BoE member Laura Schwemm applauded the school officials not only for putting together a lean budget but also for “living the budget.”

“I hope people understand how fortunate we are to have the staff we have. Everything is moving so fast, in terms of education, there’s something new, or the state is doing something new or the national trend is something new, or colleges now expect these skills. Just keeping up with that takes time, and if we don’t have any padding anywhere, we should just be grateful for the staff we have. Hopefully it will be sustainable, and hopefully people will support this–or maybe they’ll support even a little bit more.”

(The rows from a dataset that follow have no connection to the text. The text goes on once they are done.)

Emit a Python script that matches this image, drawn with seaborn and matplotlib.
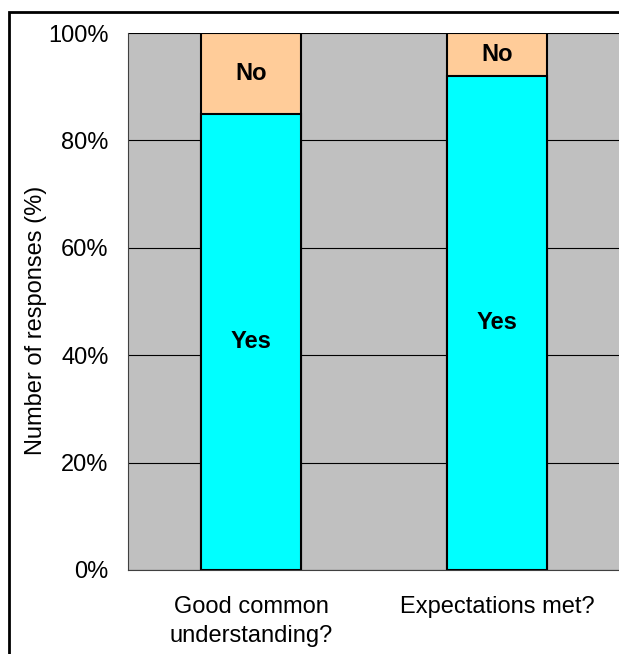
import matplotlib
matplotlib.use("Agg")
import matplotlib.pyplot as plt
import seaborn as sns
import pandas as pd
from matplotlib.patches import Rectangle

# 数据
categories = ["Good common\nunderstanding?", "Expectations met?"]
yes_pct = [85, 92]
no_pct = [15, 8]
yticks = [0, 20, 40, 60, 80, 100]

df = pd.DataFrame({"cat": categories, "yes": yes_pct, "no": no_pct})
df["total"] = df["yes"] + df["no"]

sns.set_style("white")
plt.rcParams["font.family"] = ["Liberation Sans", "DejaVu Sans"]
plt.rcParams["text.color"] = "black"
plt.rcParams["axes.labelcolor"] = "black"
plt.rcParams["xtick.color"] = "black"
plt.rcParams["ytick.color"] = "black"

fig = plt.figure(figsize=(6.19, 6.54), dpi=100)
ax = fig.add_axes([128 / 619, 1 - 570 / 654, 492 / 619, 537 / 654])
ax.set_facecolor("#C0C0C0")

# 堆叠柱：先画总高度(No)，再画Yes
sns.barplot(data=df, x="cat", y="total", color="#FFCC99", edgecolor="black",
            linewidth=1.5, width=0.41, saturation=1, ax=ax, zorder=3)
sns.barplot(data=df, x="cat", y="yes", color="#00FFFF", edgecolor="black",
            linewidth=1.5, width=0.41, saturation=1, ax=ax, zorder=4)

for i, row in df.iterrows():
    ax.text(i, row["yes"] / 2, "Yes", ha="center", va="center",
            fontsize=17, fontweight="bold", zorder=5)
    ax.text(i, row["yes"] + row["no"] / 2, "No", ha="center", va="center",
            fontsize=17, fontweight="bold", zorder=5)

ax.set_xlim(-0.5, 1.5)
ax.set_ylim(0, 100)
ax.set_yticks(yticks)
ax.set_yticklabels([f"{v}%" for v in yticks], fontsize=17)
ax.yaxis.grid(True, color="black", linewidth=0.8, zorder=1)
ax.set_axisbelow(True)

ax.set_xticks([0, 1])
ax.set_xticklabels(categories, fontsize=17, linespacing=1.4)
ax.set_xticks([-0.5, 0.5, 1.5], minor=True)
ax.tick_params(axis="x", which="major", length=0, pad=19)
ax.tick_params(axis="x", which="minor", length=6, color="#404040", direction="out")
ax.tick_params(axis="y", length=5, color="#404040", direction="out", pad=9)

ax.set_xlabel("")
ax.set_ylabel("Number of responses (%)", fontsize=17, va="center")
ax.yaxis.set_label_coords((36 - 128) / 492, (570 - 320) / 537)

for s in ["top", "right"]:
    ax.spines[s].set_visible(False)
ax.spines["left"].set_color("#404040")
ax.spines["bottom"].set_color("#404040")

# 外边框
fig.patches.append(Rectangle((9 / 619, -0.05), 1.1, 1 - 12 / 654 + 0.05,
                             transform=fig.transFigure, fill=False,
                             edgecolor="black", linewidth=2))

fig.savefig("out.png", dpi=100)
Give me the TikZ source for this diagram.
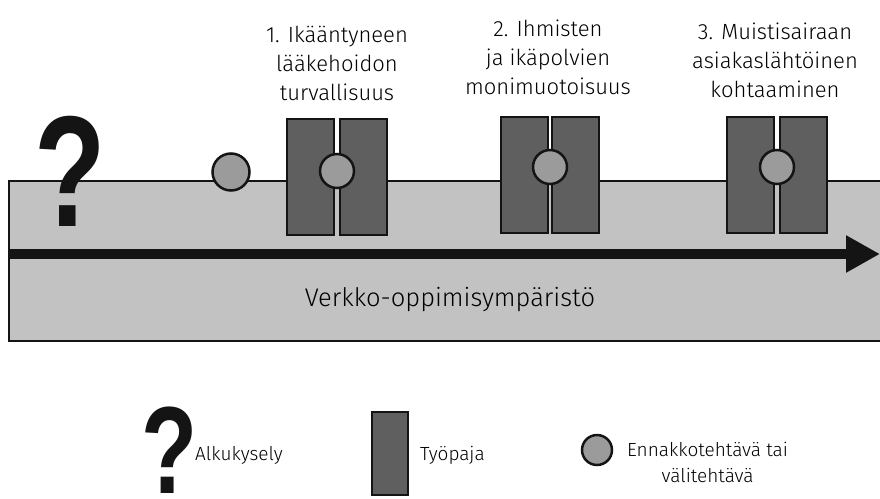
\documentclass[tikz,border=0pt]{standalone}
\usepackage{fontspec}
\setmainfont{Fira Sans Light}
\newfontfamily\qfont{Liberation Sans}
\usetikzlibrary{arrows.meta}

\definecolor{bandgray}{HTML}{C2C2C2}
\definecolor{wsgray}{HTML}{5F5F5F}
\definecolor{dotgray}{HTML}{9B9B9B}
\definecolor{ink}{HTML}{141414}

\tikzset{
  band/.style={draw=ink, line width=2pt, fill=bandgray, rectangle, inner sep=0pt,
    minimum width=891pt, minimum height=160pt},
  wsbox/.style={draw=ink, line width=2pt, fill=wsgray, rectangle, inner sep=0pt,
    minimum width=47pt, minimum height=116pt},
  task/.style={draw=ink, line width=2.5pt, fill=dotgray, circle, inner sep=0pt,
    minimum size=#1},
  task/.default=34pt,
  title/.style={align=center, inner sep=0pt,
    font=\fontsize{22}{29}\selectfont},
  legend/.style={inner sep=0pt, font=\fontsize{19}{26}\selectfont},
  qmark/.style={inner sep=0pt, text=ink, xscale=.74,
    font=\qfont\bfseries\fontsize{#1}{#1}\selectfont},
  timeline/.style={draw=ink, line width=10pt,
    -{Triangle[length=34pt,width=35pt]}},
}

\begin{document}
\begin{tikzpicture}[x=1pt,y=-1pt]
  \useasboundingbox (0,0) rectangle (880,498);
  \clip (0,0) rectangle (880,498);

  % learning environment band and time line
  \node[band] (env) at (454.5,261) {};
  \node[font=\fontsize{25.5}{30}\selectfont, inner sep=0pt] (envlabel) at (450,300)
    {Verkko-oppimisympäristö};
  \coordinate (tstart) at (9,254);
  \coordinate (tend) at (880,254);
  \draw[timeline] (tstart) -- (tend);

  % initial survey
  \node[qmark=158] (survey) at (70,171) {?};

  % preliminary task
  \node[task=37pt] (pre) at (231,172) {};

  % workshop 1
  \node[wsbox] (w1a) at (310.5,177) {};
  \node[wsbox] (w1b) at (363.5,177) {};
  \node[task] (t1) at (337,171) {};
  \node[title] (h1) at (337,63)
    {1. Ikääntyneen\\lääkehoidon\\turvallisuus};

  % workshop 2
  \node[wsbox] (w2a) at (524.5,174.5) {};
  \node[wsbox] (w2b) at (575.5,174.5) {};
  \node[task] (t2) at (550,167) {};
  \node[title] (h2) at (548,57)
    {2. Ihmisten\\ja ikäpolvien\\monimuotoisuus};

  % workshop 3
  \node[wsbox] (w3a) at (750.5,175) {};
  \node[wsbox] (w3b) at (803.5,175) {};
  \node[task] (t3) at (777,167) {};
  \node[title] (h3) at (775,60)
    {3. Muistisairaan\\asiakaslähtöinen\\kohtaaminen};

  % legend
  \node[qmark=124] (lq) at (170,450) {?};
  \node[legend, anchor=west] (lqt) at (195,455) {Alkukysely};
  \node[wsbox, minimum width=36pt, minimum height=83pt] (lw) at (390,453.5) {};
  \node[legend, anchor=west] (lwt) at (420,455) {Työpaja};
  \node[task=30pt] (lt) at (597,450) {};
  \node[legend, align=center, anchor=west] (ltt) at (627,462)
    {Ennakkotehtävä tai\\välitehtävä};
\end{tikzpicture}
\end{document}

Likly pointed out that even with decreases in enrollment and staffing, the costs of staffing is increasing by close to 3.0-percent, including benefits and insurance, although the superintendent has tried to rein those costs in as well. He also noted that transportation costs are rising as well. In light of that, he said, the fact that the budget is flat is something that is worth noting.

“We have to recognize that at a 0.0, we are aggressively and exciting ways investing in the future of our children, you’re pulling a rabbit out of a hat here,” Likly said.

He also warned that even with a flat budget, there will still be people who are unhappy the superintendent didn’t turn in a budget reflecting a reduction from FY’17.

“You could truly turn water into wine, or lead into gold and there would be a small portion of this community that is convinced that we’re hiding something. It’s unfortunate but we are going to have to address that. They are going to come out with bizarre questions, they’re going to be convinced that there’s millions of dollars of savings. We’re going to have to make sure that we do our due diligence to make sure that isn’t happening.”

Likly commended Smith for the amount of work that went into the preparation of the budget, and noted that the work began with administrators, BoE members and BoF members back in June 2016. “I know we’ve put more work into this budget book than we’ve ever put in since I’ve sat on the BoE. I can stand up and say in front of mother, God and country, we put time into this budget.”